The way Sabah presents its demands is also important. Sarawak avoids emotional or confrontational language. It frames its position in clear legal and administrative terms, focusing on constitutional responsibilities and agreed arrangements. This makes its demands harder to dismiss. Sabah would benefit from adopting the same style, training its leaders and officials to explain state rights clearly, calmly, and firmly using constitutional language rather than emotional appeals.

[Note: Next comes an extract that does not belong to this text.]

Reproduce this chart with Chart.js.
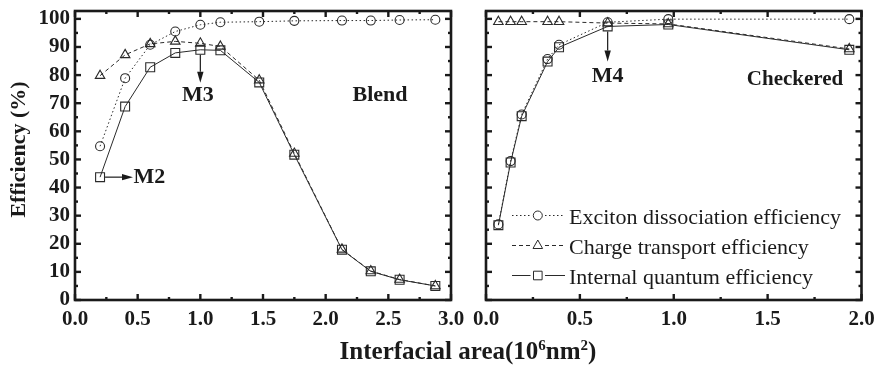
<!DOCTYPE html>
<html><head><meta charset="utf-8">
<script src="https://cdn.jsdelivr.net/npm/chart.js@4.4.0/dist/chart.umd.min.js"></script>
<style>
html,body{margin:0;padding:0;background:#fff;}
#wrap{position:relative;width:878px;height:369px;overflow:hidden;background:#fff;}
canvas{position:absolute;left:0;top:0;}
#xt{position:absolute;left:218px;width:500px;top:338px;text-align:center;font:bold 25px/25px 'Liberation Serif','Times New Roman',serif;color:#1a1a1a;white-space:nowrap;}
#xt sup{font-size:15px;position:relative;top:-0.62em;vertical-align:baseline;line-height:0;}
</style></head><body>
<div id="wrap">
<canvas id="c1" width="878" height="369" style="width:878px;height:369px"></canvas>
<canvas id="c2" width="878" height="369" style="width:878px;height:369px"></canvas>
<div id="xt">Interfacial area(10<sup>6</sup>nm<sup>2</sup>)</div>
</div>
<script>
// ---------------- data ----------------
const blendArea      = [0.2, 0.4, 0.6, 0.8, 1.0, 1.16, 1.47, 1.75, 2.13, 2.36, 2.59, 2.875];
const blendExciton   = [54.7, 78.9, 90.8, 95.5, 97.9, 98.8, 99.0, 99.3, 99.4, 99.4, 99.6, 99.7];
const blendTransport = [79.8, 87.2, 91.1, 92.0, 91.3, 90.2, 78.2, 52.1, 18.0, 10.3, 7.3, 5.0];
const blendIQE       = [43.7, 68.8, 82.8, 87.9, 89.0, 88.8, 77.4, 51.7, 17.9, 10.2, 7.2, 5.0];

const checkArea      = [0.066, 0.131, 0.19, 0.328, 0.389, 0.648, 0.971, 1.935];
const checkExciton   = [26.9, 49.4, 66.0, 85.7, 90.8, 98.8, 99.9, 99.9];
const checkTransport = [99.0, 99.0, 99.0, 99.0, 99.0, 98.5, 98.2, 89.3];
const checkIQE       = [26.6, 48.9, 65.4, 84.8, 89.9, 97.3, 98.0, 89.0];

const blendXTicks = [0, 0.5, 1.0, 1.5, 2.0, 2.5, 3.0];
const checkXTicks = [0, 0.5, 1.0, 1.5, 2.0];
const yTicks = [0, 10, 20, 30, 40, 50, 60, 70, 80, 90, 100];
const seriesNames = ['Exciton dissociation efficiency', 'Charge transport efficiency', 'Internal quantum efficiency'];
const yTitle = 'Efficiency (%)';
const panelLabels = ['Blend', 'Checkered'];
const markerLabels = ['M2', 'M3', 'M4'];

// ---------------- styles ----------------
const INK = '#1a1a1a';
const LINE = '#2a2a2a';
const SERIF = "'Liberation Serif','Times New Roman',serif";
const Y_MAX = 102.8;

const seriesStyle = [
  {dash: [1.5, 2.5], shape: 'circle', r: 4.5},
  {dash: [4, 3], shape: 'triangle', r: 5.5},
  {dash: [], shape: 'rect', r: 6.3}
];

function pts(xs, ys) { return xs.map((x, i) => ({x: x, y: ys[i]})); }
function makeDatasets(xs, series) {
  return series.map((ys, i) => ({
    label: seriesNames[i],
    data: pts(xs, ys),
    borderColor: LINE,
    borderWidth: 1,
    borderDash: seriesStyle[i].dash,
    pointStyle: seriesStyle[i].shape,
    pointRadius: seriesStyle[i].r,
    pointBorderWidth: 1.1,
    pointBorderColor: LINE,
    pointBackgroundColor: 'rgba(255,255,255,0)',
    tension: 0,
    fill: false
  }));
}

function drawLine(ctx, x1, y1, x2, y2) { ctx.beginPath(); ctx.moveTo(x1, y1); ctx.lineTo(x2, y2); ctx.stroke(); }

function framePlugin(xMax) {
  return {
    id: 'frame',
    afterDraw(chart) {
      const ctx = chart.ctx, a = chart.chartArea, x = chart.scales.x, y = chart.scales.y;
      ctx.save();
      ctx.strokeStyle = INK; ctx.lineWidth = 2.4; ctx.lineCap = 'butt';
      for (let k = 0; k <= Math.round(xMax * 4); k++) {
        const v = k / 4, px = x.getPixelForValue(v), len = (k % 2 === 0) ? 6 : 3;
        drawLine(ctx, px, a.bottom, px, a.bottom - len);
        drawLine(ctx, px, a.top, px, a.top + len);
      }
      for (let k = 0; k <= 20; k++) {
        const py = y.getPixelForValue(k * 5), len = (k % 2 === 0) ? 6 : 3;
        drawLine(ctx, a.left, py, a.left + len, py);
        drawLine(ctx, a.right, py, a.right - len, py);
      }
      ctx.lineWidth = 2.6;
      ctx.strokeRect(a.left, a.top, a.right - a.left, a.bottom - a.top);
      ctx.restore();
    }
  };
}

function arrow(ctx, x1, y1, x2, y2) {
  const ang = Math.atan2(y2 - y1, x2 - x1), L = 11, W = 3.2;
  const bx = x2 - L * Math.cos(ang), by = y2 - L * Math.sin(ang);
  ctx.lineWidth = 1.2;
  drawLine(ctx, x1, y1, bx, by);
  ctx.beginPath();
  ctx.moveTo(x2, y2);
  ctx.lineTo(bx + W * Math.sin(ang), by - W * Math.cos(ang));
  ctx.lineTo(bx - W * Math.sin(ang), by + W * Math.cos(ang));
  ctx.closePath(); ctx.fill();
}

const blendAnno = {
  id: 'blendAnno',
  afterDraw(chart) {
    const ctx = chart.ctx, x = chart.scales.x, y = chart.scales.y;
    ctx.save();
    ctx.fillStyle = INK; ctx.strokeStyle = INK;
    // y title
    ctx.save();
    ctx.translate(19.5, 149.5); ctx.rotate(-Math.PI / 2);
    ctx.font = 'bold 22px ' + SERIF; ctx.textAlign = 'center'; ctx.textBaseline = 'middle';
    ctx.fillText(yTitle, 0, 0);
    ctx.restore();
    ctx.font = 'bold 22px ' + SERIF; ctx.textBaseline = 'middle';
    // M2
    const m2x = x.getPixelForValue(blendArea[0]), m2y = y.getPixelForValue(blendIQE[0]);
    arrow(ctx, m2x + 5, m2y, 133, m2y);
    ctx.textAlign = 'left'; ctx.fillText(markerLabels[0], 133.5, m2y);
    // M3
    const m3x = x.getPixelForValue(blendArea[4]), m3y = y.getPixelForValue(blendIQE[4]);
    arrow(ctx, m3x, m3y + 5, m3x, m3y + 33);
    ctx.textAlign = 'center'; ctx.fillText(markerLabels[1], m3x - 2.5, m3y + 46);
    // Blend
    ctx.fillText(panelLabels[0], 380, 95);
    ctx.restore();
  }
};

function legendMarker(ctx, shape, cx, cy) {
  ctx.beginPath();
  if (shape === 'circle') { ctx.arc(cx, cy, 4.5, 0, Math.PI * 2); }
  else if (shape === 'triangle') {
    ctx.moveTo(cx, cy - 5.5); ctx.lineTo(cx + 4.8, cy + 3); ctx.lineTo(cx - 4.8, cy + 3); ctx.closePath();
  } else { ctx.rect(cx - 4.3, cy - 4.3, 8.6, 8.6); }
  ctx.fillStyle = '#fff'; ctx.fill(); ctx.stroke();
}

const checkAnno = {
  id: 'checkAnno',
  afterDraw(chart) {
    const ctx = chart.ctx, x = chart.scales.x, y = chart.scales.y;
    ctx.save();
    ctx.fillStyle = INK; ctx.strokeStyle = INK;
    ctx.font = 'bold 22px ' + SERIF; ctx.textBaseline = 'middle'; ctx.textAlign = 'center';
    // M4
    const m4x = x.getPixelForValue(checkArea[5]), m4y = y.getPixelForValue(checkIQE[5]);
    arrow(ctx, m4x, m4y + 5, m4x, m4y + 35);
    ctx.fillText(markerLabels[2], m4x, m4y + 50);
    ctx.font = 'bold 21px ' + SERIF;
    ctx.fillText(panelLabels[1], 795, 80);
    // legend
    const baselines = [224, 254, 284];
    chart.data.datasets.forEach((ds, i) => {
      const by = baselines[i], my = by - 8.5;
      ctx.strokeStyle = LINE; ctx.lineWidth = 1;
      ctx.setLineDash(ds.borderDash);
      drawLine(ctx, 512, my, 530.5, my);
      drawLine(ctx, 545, my, 565, my);
      ctx.setLineDash([]);
      legendMarker(ctx, ds.pointStyle, 537.8, my);
      ctx.fillStyle = INK;
      ctx.font = '22px ' + SERIF; ctx.textAlign = 'left'; ctx.textBaseline = 'alphabetic';
      ctx.fillText(ds.label, 569, by);
    });
    ctx.restore();
  }
};

function tickFromArray(arr) { return s => { s.ticks = arr.map(v => ({value: v})); }; }

function xScale(max, ticksArr) {
  return {
    type: 'linear', min: 0, max: max,
    afterBuildTicks: tickFromArray(ticksArr),
    afterFit: s => { s.height = 69; s.paddingLeft = 0; s.paddingRight = 0; },
    grid: {display: false, drawTicks: false},
    border: {display: false},
    ticks: {
      autoSkip: false, maxRotation: 0, padding: 7, color: INK,
      font: {family: SERIF, size: 21, weight: 'bold'},
      callback: v => Number(v).toFixed(1)
    }
  };
}

const common = {
  responsive: false, animation: false, devicePixelRatio: 1,
  events: [],
  plugins: {legend: {display: false}, tooltip: {enabled: false}, title: {display: false}}
};

new Chart(document.getElementById('c1'), {
  type: 'line',
  data: {datasets: makeDatasets(blendArea, [blendExciton, blendTransport, blendIQE])},
  options: Object.assign({}, common, {
    layout: {padding: {left: 0, right: 427, top: 11, bottom: 0}},
    scales: {
      x: xScale(3, blendXTicks),
      y: {
        type: 'linear', min: 0, max: Y_MAX,
        afterBuildTicks: tickFromArray(yTicks),
        afterFit: s => { s.width = 75; s.paddingTop = 0; s.paddingBottom = 0; },
        grid: {display: false, drawTicks: false},
        border: {display: false},
        ticks: {padding: 5, color: INK, font: {family: SERIF, size: 21, weight: 'bold'}}
      }
    }
  }),
  plugins: [framePlugin(3), blendAnno]
});

new Chart(document.getElementById('c2'), {
  type: 'line',
  data: {datasets: makeDatasets(checkArea, [checkExciton, checkTransport, checkIQE])},
  options: Object.assign({}, common, {
    layout: {padding: {left: 486, right: 16.5, top: 11, bottom: 0}},
    scales: {
      x: xScale(2, checkXTicks),
      y: {type: 'linear', min: 0, max: Y_MAX, display: false}
    }
  }),
  plugins: [framePlugin(2), checkAnno]
});
</script>
</body></html>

Under the dynamic and wise leadership of Abang Joe, Sarawak also maintains strategic flexibility in federal politics. It does not give unconditional support to any federal coalition. This gives Sarawak leverage, as its support must be negotiated and earned. Sabah has often weakened its own position by offering automatic loyalty to federal governments. The Sabah government should pick more courage and pull up its socks, and for effectiveness, adopt a sustained approach of making support to the federal government conditional on real progress in restoring Sabah’s rights and fulfilling MA63 commitments.

Finally, Sarawak supports its political position with strong institutions. Its legal teams, civil service, and policy units have the skills and authority needed to negotiate, monitor, and enforce agreements. Sabah must invest seriously in building similar capacity. Without strong institutions, even well-negotiated gains can fail during implementation.

In essence, Sarawak did not ask for special privileges. It simply insisted that the original agreements be honoured. Sabah does not need to demand more than what was agreed in 1963. What it needs is to make those agreements normal, unavoidable, and consistently enforced. Sarawak’s experience shows that in federal politics, the centre responds less to anger and emotion, and more to clarity, consistency, and institutional strength.

The next five years of Sabah state government must demonstrate a changed tempo in steps toward real and tangible progress in development as the Chief Minister had pledged, yet ensuring it won’t be to urban-centric and apparent lack of focus on the poverty-ridden interior regions.